# M3 Mirrors for an Altima...



## niceguy1587 (Jun 25, 2005)

I saw an Altima on CarDomain with M3 Mirrors. Does anybody know if BMW's M3 mirrors, like earlier versions or something, will fit on the 93-97 altima's. Or like which type of M3 mirrors would fit an altima, mine's 95. Unless it just involves changing the wiring or something, i dunno...


----------



## Kencapel (Nov 5, 2004)

you should ask the guy on cardomain...or just check his links off to the side where it has the info about his car. that probably was your first intention anyway huh and u jus came here....Im lookin for them too


----------



## mrnoname (Feb 24, 2005)

i would get some if i could find them.


----------



## KA24Tech (Feb 2, 2004)

I don't think the person on cardomain has actual M3 mirrors. They are usually referred to as M3-style mirrors by the aftermarket companies selling them.

Troy


----------



## BraddahJon (Aug 11, 2005)

People use 95 civic mirrors but u gotta bondo the shit outta it to make it good.
I'll tell ya what to do Find some powerfolding mirrors off a bluebird those are mean.


----------



## Bluebird SSS (Aug 18, 2005)

BraddahJon said:


> People use 95 civic mirrors but u gotta bondo the shit outta it to make it good.
> I'll tell ya what to do Find some powerfolding mirrors off a bluebird those are mean.
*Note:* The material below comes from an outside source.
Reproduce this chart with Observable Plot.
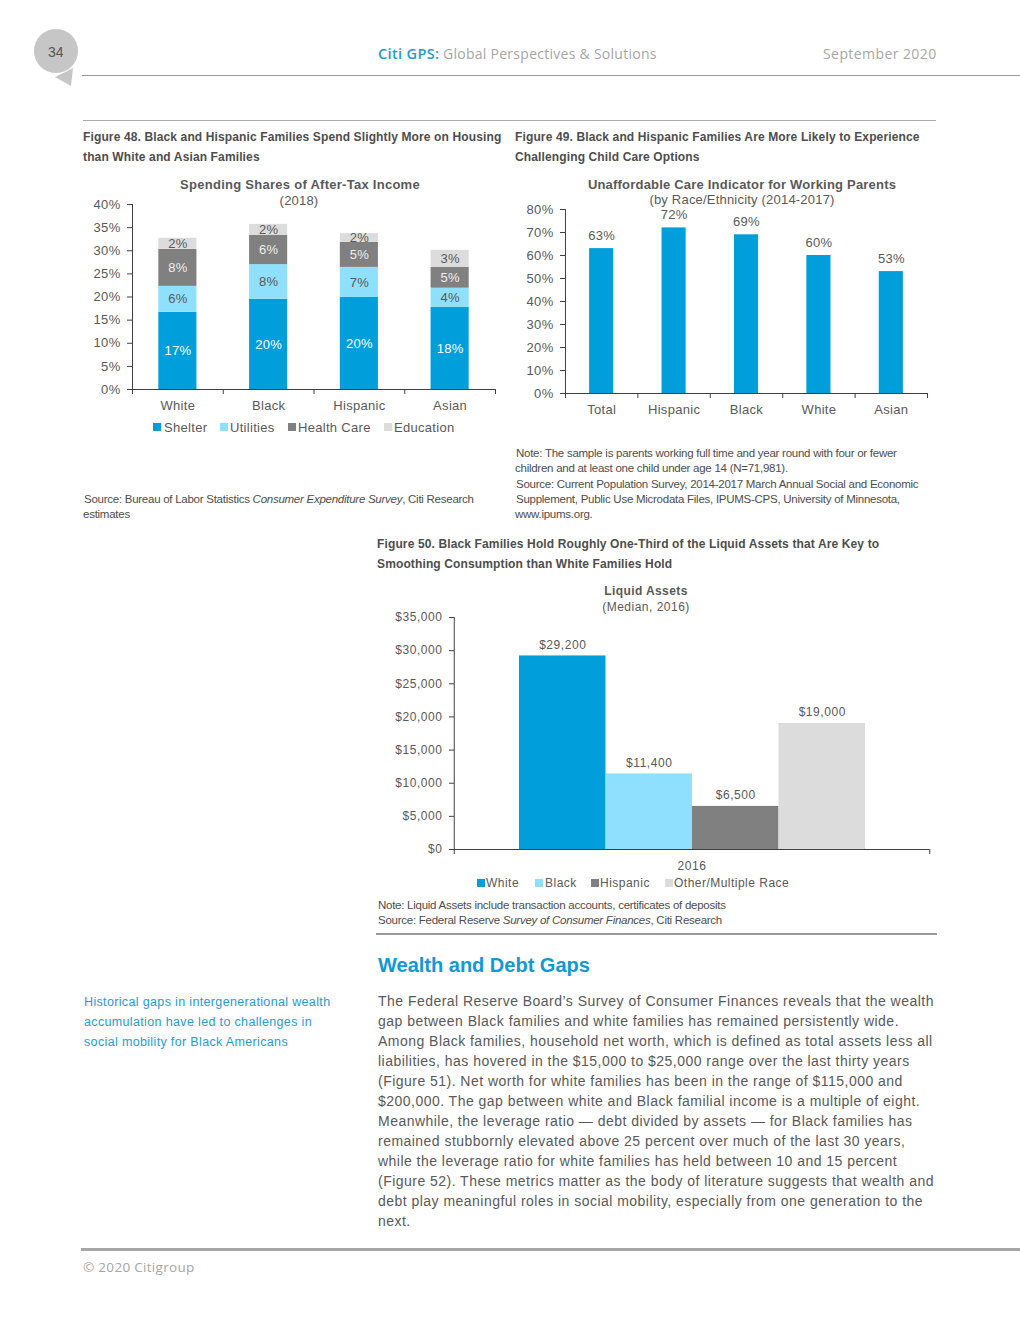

i got a bluebird an the mirrors fold but what do u mean power folding cos im pretty sure the only way to fold my mirrors is to actually fold them urself


----------



## KA24Tech (Feb 2, 2004)

The Japanese Bluebirds had power folding mirrors instead of the manual mirrors the rest of us have.

Troy


----------



## mrnoname (Feb 24, 2005)

i hate manual mirrors :thumbdwn: 

i want power folding :thumbup:


----------



## niceguy1587 (Jun 25, 2005)

BraddahJon said:


> People use 95 civic mirrors but u gotta bondo the shit outta it to make it good.
> I'll tell ya what to do Find some powerfolding mirrors off a bluebird those are mean.



95 civic mirrors would work with a 95 altima?! if so, thats cool. i hope..


----------